Automated warehouse solutions

Automated storage systems are no longer considered a luxury but a strategic key to increasing efficiency. Companies that automate their warehouse processes benefit not only from lower operating costs but also from greater transparency, availability, and safety.

An automated warehouse minimizes manual intervention. This reduces error rates, speeds up storage and retrieval, and ensures a steady material flow—even with high throughput. At the same time, space is used more efficiently through compact vertical or dynamic racking systems, creating room for growing assortments or new processes.

The investment also pays off economically: less personnel effort with simultaneous employee relief, lower inventory costs due to precise stock management, reduced error costs, and often a faster return on investment than expected.

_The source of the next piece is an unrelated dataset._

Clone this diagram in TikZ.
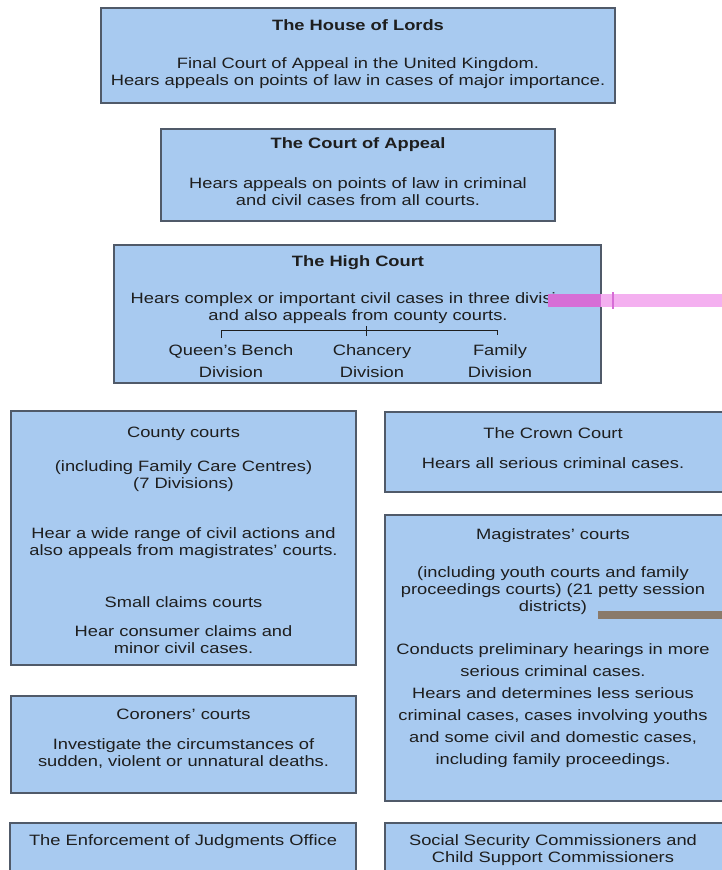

Typical advantages of automated warehouse solutions at a glance:

  • Space savings: optimal space utilization through compact systems
  • Time efficiency: shorter access times and automated workflows
  • Reliability: fewer errors through system-controlled operations
  • Safety: controlled access and clear process management
  • Scalability: systems grow with your needs
  • Employee relief: staff are freed from routine tasks

As a manufacturer of automated warehouse solutions, OHRA offers modular systems that can be customized to stored goods, industry, and processes. The focus lies on durable technology, high load capacity, and flexible integration into existing operations.

Conclusion

Not every dollar can be saved immediately—but every process can be questioned. A warehouse that runs in a structured, lean, and stable way is a competitive strength.

Even small changes in inventory management, space utilization, or workflows can have a big impact—provided they follow a clear strategy. It’s not about cutting costs at any price but about targeted optimization. About decisions based on reliable data. And about understanding that efficiency always arises where people, technology, and structure work together.

Reducing warehouse costs doesn’t mean starting from scratch. It means taking a closer look—and acting with sound judgment.